Spesso sono al soldo di potentati economici, di cui tutelano gli interessi o difendendoli esplicitamente, o appoggiando campagne di discredito contro gli avversari (politici od economici) dei padroni, o, più spesso, nascondendo le notizie avverse ai medesimi.
Non starò qui a fare esempi, perché ne verrebbero fuori elenchi lunghi e, francamente, anche un po’ tediosi.
Però una domanda è lecita. Perché lo fanno? Perché questi giornalisti “vendono la loro anima”, violando alla grande tutte le regole della loro etica professionale? Perché preferiscono tacere, sedare, celare, piuttosto che raccontare i fatti? Il ruolo del giornalista è essenziale per controllare il potere e metterne a nudo contraddizioni, bugie, reati. I giornalisti devono essere i cani da guardia del potere, non quelli da riporto.
E tuttavia, credo lo facciano, oltreché per soldi, per potere. In pratica ne vogliono condividere le briciole, trovandosi un padrone generoso che, ogni volta che portano indietro il legnetto, li premia con una coccola ed un croccantino.
Questa squallida categoria di giornalisti, di solito, viene premiata con la direzione, pagata profumatamente (anche con soldi pubblici!), di un giornale o di una rete TV. Ed è poi la stessa categoria che vive costantemente nei salotti degli infotainment televisivi, dove sproloquia dell’universo mondo vomitando sul pubblico montagne di letame contro gli avversari dei padroni e/o menzogne sesquipedali (vedi alla voce Israele/Gaza).
Di solito sono ben vestiti, hanno un eloquio puntuto e rotondo (e normalmente tronfio).

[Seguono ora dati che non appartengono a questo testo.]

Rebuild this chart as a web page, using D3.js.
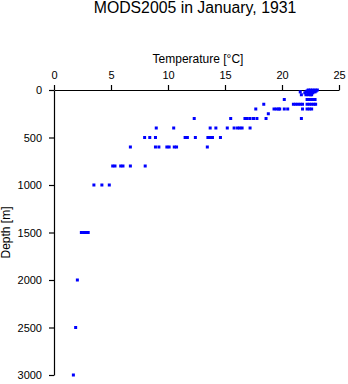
<!DOCTYPE html>
<html>
<head>
<meta charset="utf-8">
<script src="https://cdn.jsdelivr.net/npm/d3@7"></script>
<style>
  html, body { margin: 0; padding: 0; background: #fff; }
  svg text { font-family: "Liberation Sans", Arial, Helvetica, sans-serif; fill: #000; }
</style>
</head>
<body>
<svg id="chart" width="348" height="384"></svg>
<script>
// Sampled depth levels [m]
const depths = [0, 10, 20, 30, 50, 100, 150, 200, 250, 300, 400, 500, 600, 800, 1000, 1500, 2000, 2500, 3000];

// Temperatures [°C] observed at each depth level (same order as depths)
const temps0    = [22.3, 22.5, 22.7, 22.9, 23.1];
const temps10   = [22.2, 22.4, 22.6, 22.8, 23.0];
const temps20   = [21.6, 22.1, 22.4, 22.7, 22.9];
const temps30   = [22.0, 22.3, 22.5, 22.7];
const temps50   = [21.7, 22.1, 22.3, 22.5, 22.6];
const temps100  = [20.2, 22.2, 22.4, 22.6, 22.8, 22.9];
const temps150  = [18.4, 21.0, 21.2, 21.4, 21.6, 21.8, 22.2, 22.4, 22.6, 22.8, 22.95];
const temps200  = [17.7, 19.3, 19.5, 19.7, 19.8, 20.2, 20.5, 21.8, 22.2, 22.4, 22.6];
const temps250  = [18.8];
const temps300  = [12.3, 15.5, 16.75, 16.95, 17.2, 17.5, 17.8, 18.6, 21.7];
const temps400  = [8.97, 10.5, 13.7, 14.2, 15.2, 15.8, 16.1, 16.3, 16.5, 17.2];
const temps500  = [7.95, 8.4, 8.9, 11.5, 11.7, 12.4, 13.5, 13.7, 13.9, 14.6];
const temps600  = [6.7, 8.9, 9.2, 9.9, 10.1, 10.55, 10.75, 13.45];
const temps800  = [5.15, 5.35, 5.85, 6.05, 6.7, 8.0];
const temps1000 = [3.5, 4.2, 4.85];
const temps1500 = [2.4, 2.6, 2.8, 3.0];
const temps2000 = [2.05];
const temps2500 = [1.9];
const temps3000 = [1.7];

const tempsByDepth = [temps0, temps10, temps20, temps30, temps50, temps100, temps150, temps200,
  temps250, temps300, temps400, temps500, temps600, temps800, temps1000, temps1500,
  temps2000, temps2500, temps3000];

// Axis ticks
const tempTicks = [0, 5, 10, 15, 20, 25];
const depthTicks = [0, 500, 1000, 1500, 2000, 2500, 3000];

const title = "MODS2005 in January, 1931";
const xTitle = "Temperature [°C]";
const yTitle = "Depth [m]";

// Flatten into (depth, temperature) observations
const obs = [];
depths.forEach((d, i) => tempsByDepth[i].forEach(t => obs.push({ depth: d, temp: t })));

const svg = d3.select("#chart");
const plotLeft = 54, plotTop = 90, plotRight = 339, plotBottom = 375;

const x = d3.scaleLinear().domain([0, 25]).range([plotLeft, plotRight]);
const y = d3.scaleLinear().domain([0, 3000]).range([plotTop, plotBottom]);

// Temperature axis along the top
const xAxis = svg.append("g")
  .attr("transform", `translate(0,${plotTop})`)
  .call(d3.axisTop(x).tickValues(tempTicks).tickFormat(d3.format("d"))
    .tickSize(5).tickPadding(6).tickSizeOuter(0));

// Depth axis on the left, increasing downward
const yAxis = svg.append("g")
  .attr("transform", `translate(${plotLeft},0)`)
  .call(d3.axisLeft(y).tickValues(depthTicks).tickFormat(d3.format("d"))
    .tickSize(5).tickPadding(7).tickSizeOuter(0));

[xAxis, yAxis].forEach(g => {
  g.select(".domain").attr("stroke", "#000").attr("stroke-width", 1.2);
  g.selectAll(".tick line").attr("stroke", "#000").attr("stroke-width", 1.2);
  g.selectAll(".tick text")
    .attr("font-family", "'Liberation Sans', Arial, sans-serif")
    .attr("font-size", 11)
    .attr("fill", "#000");
});

// Observations as small blue square markers
svg.append("g")
  .selectAll("rect")
  .data(obs)
  .join("rect")
  .attr("x", d => x(d.temp) - 1.5)
  .attr("y", d => y(d.depth) - 1.5)
  .attr("width", 3)
  .attr("height", 3)
  .attr("fill", "#0000ff");

// Titles
svg.append("text")
  .attr("x", 195).attr("y", 12.5)
  .attr("text-anchor", "middle")
  .attr("font-size", 15.8)
  .text(title);

svg.append("text")
  .attr("x", 198).attr("y", 62.5)
  .attr("text-anchor", "middle")
  .attr("font-size", 12)
  .text(xTitle);

svg.append("text")
  .attr("transform", `translate(10,${(plotTop + plotBottom) / 2}) rotate(-90)`)
  .attr("text-anchor", "middle")
  .attr("font-size", 12)
  .text(yTitle);
</script>
</body>
</html>
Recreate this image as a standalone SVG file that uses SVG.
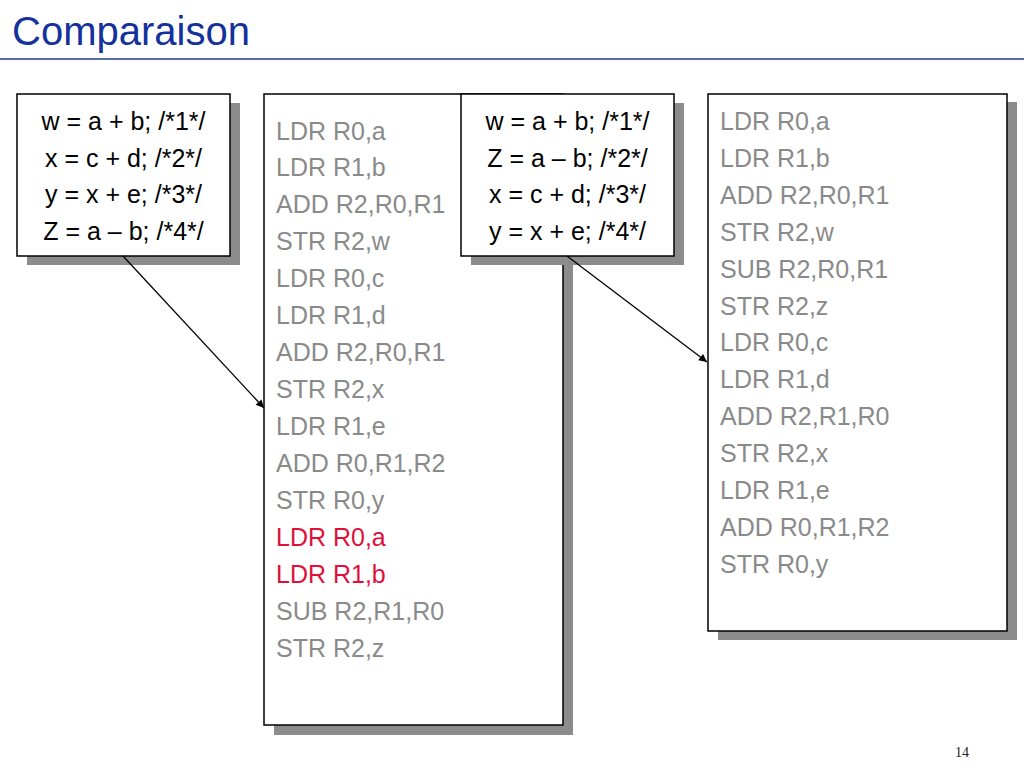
<svg xmlns="http://www.w3.org/2000/svg" width="1024" height="768" viewBox="0 0 1024 768">
<style>
.box{fill:#ffffff;stroke:#000000;stroke-width:1.5}
.sh{fill:#8c8c8c}
.code{font-family:"Liberation Sans",Arial,sans-serif;font-size:25px;fill:#000000;text-anchor:middle}
.asm{font-family:"Liberation Sans",Arial,sans-serif;font-size:25px;fill:#8a8a8a}
.red{fill:#e0103a}
.conn{stroke:#000000;stroke-width:1.3;fill:none}
</style>
<defs>
<marker id="arr" viewBox="0 0 10 10" refX="10" refY="5" markerWidth="10" markerHeight="8" markerUnits="userSpaceOnUse" orient="auto">
<path d="M0,0 L10,5 L0,10 z" fill="#000000"/>
</marker>
</defs>
<rect width="1024" height="768" fill="#ffffff"/>
<g id="title">
<text x="12" y="45" font-family="'Liberation Sans',Arial,sans-serif" font-size="40" fill="#14319c">Comparaison</text>
<line x1="0" y1="59" x2="1024" y2="59" stroke="#1f3a8f" stroke-width="1.5"/>
</g>
<g id="src1">
<rect class="sh" x="27" y="103" width="213" height="162"/>
<rect class="box" x="17" y="94" width="213" height="162"/>
<text class="code" x="123.5" y="130">w = a + b; /*1*/</text>
<text class="code" x="123.5" y="166.7">x = c + d; /*2*/</text>
<text class="code" x="123.5" y="203.3">y = x + e; /*3*/</text>
<text class="code" x="123.5" y="240">Z = a – b; /*4*/</text>
</g>
<g id="asm1">
<rect class="sh" x="274" y="103" width="299" height="632"/>
<rect class="box" x="264" y="94" width="299" height="631"/>
<text class="asm" x="276" y="139.5">LDR R0,a</text>
<text class="asm" x="276" y="176.45">LDR R1,b</text>
<text class="asm" x="276" y="213.4">ADD R2,R0,R1</text>
<text class="asm" x="276" y="250.35">STR R2,w</text>
<text class="asm" x="276" y="287.3">LDR R0,c</text>
<text class="asm" x="276" y="324.25">LDR R1,d</text>
<text class="asm" x="276" y="361.2">ADD R2,R0,R1</text>
<text class="asm" x="276" y="398.15">STR R2,x</text>
<text class="asm" x="276" y="435.1">LDR R1,e</text>
<text class="asm" x="276" y="472.05">ADD R0,R1,R2</text>
<text class="asm" x="276" y="509">STR R0,y</text>
<text class="asm red" x="276" y="545.95">LDR R0,a</text>
<text class="asm red" x="276" y="582.9">LDR R1,b</text>
<text class="asm" x="276" y="619.85">SUB R2,R1,R0</text>
<text class="asm" x="276" y="656.8">STR R2,z</text>
</g>
<g id="src2">
<rect class="sh" x="471" y="103" width="213" height="162"/>
<rect class="box" x="461" y="94" width="213" height="162"/>
<text class="code" x="567.5" y="130">w = a + b; /*1*/</text>
<text class="code" x="567.5" y="166.7">Z = a – b; /*2*/</text>
<text class="code" x="567.5" y="203.3">x = c + d; /*3*/</text>
<text class="code" x="567.5" y="240">y = x + e; /*4*/</text>
</g>
<g id="asm2">
<rect class="sh" x="718" y="102" width="299" height="538"/>
<rect class="box" x="708" y="94" width="299" height="537"/>
<text class="asm" x="720" y="130">LDR R0,a</text>
<text class="asm" x="720" y="166.9">LDR R1,b</text>
<text class="asm" x="720" y="203.8">ADD R2,R0,R1</text>
<text class="asm" x="720" y="240.7">STR R2,w</text>
<text class="asm" x="720" y="277.6">SUB R2,R0,R1</text>
<text class="asm" x="720" y="314.5">STR R2,z</text>
<text class="asm" x="720" y="351.4">LDR R0,c</text>
<text class="asm" x="720" y="388.3">LDR R1,d</text>
<text class="asm" x="720" y="425.2">ADD R2,R1,R0</text>
<text class="asm" x="720" y="462.1">STR R2,x</text>
<text class="asm" x="720" y="499">LDR R1,e</text>
<text class="asm" x="720" y="535.9">ADD R0,R1,R2</text>
<text class="asm" x="720" y="572.8">STR R0,y</text>
</g>
<g id="connectors">
<line class="conn" x1="123" y1="256" x2="264" y2="408" marker-end="url(#arr)"/>
<line class="conn" x1="567" y1="256" x2="707" y2="362" marker-end="url(#arr)"/>
</g>
<text x="955" y="757" font-family="'Liberation Serif','Times New Roman',serif" font-size="14" fill="#222222">14</text>
</svg>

E mal tollerano un’opinione diversa dalla loro, che ne sanno sempre una di più del loro interlocutore.
Lo fanno anche perché sono pusillanimi e preferiscono il calduccio della confortevole cuccia che gli ha predisposto il padrone.
Questi giornalisti (che si credono la noblesse della categoria, perché, va detto, esiste, al suo interno, anche un “sottoproletariato”, pagato a cottimo e senza garanzie, quindi ricattabile e scarsamente tutelato) non rischiano niente, se non la vergogna.
Ma, ormai, è da tempo che non ne provano più.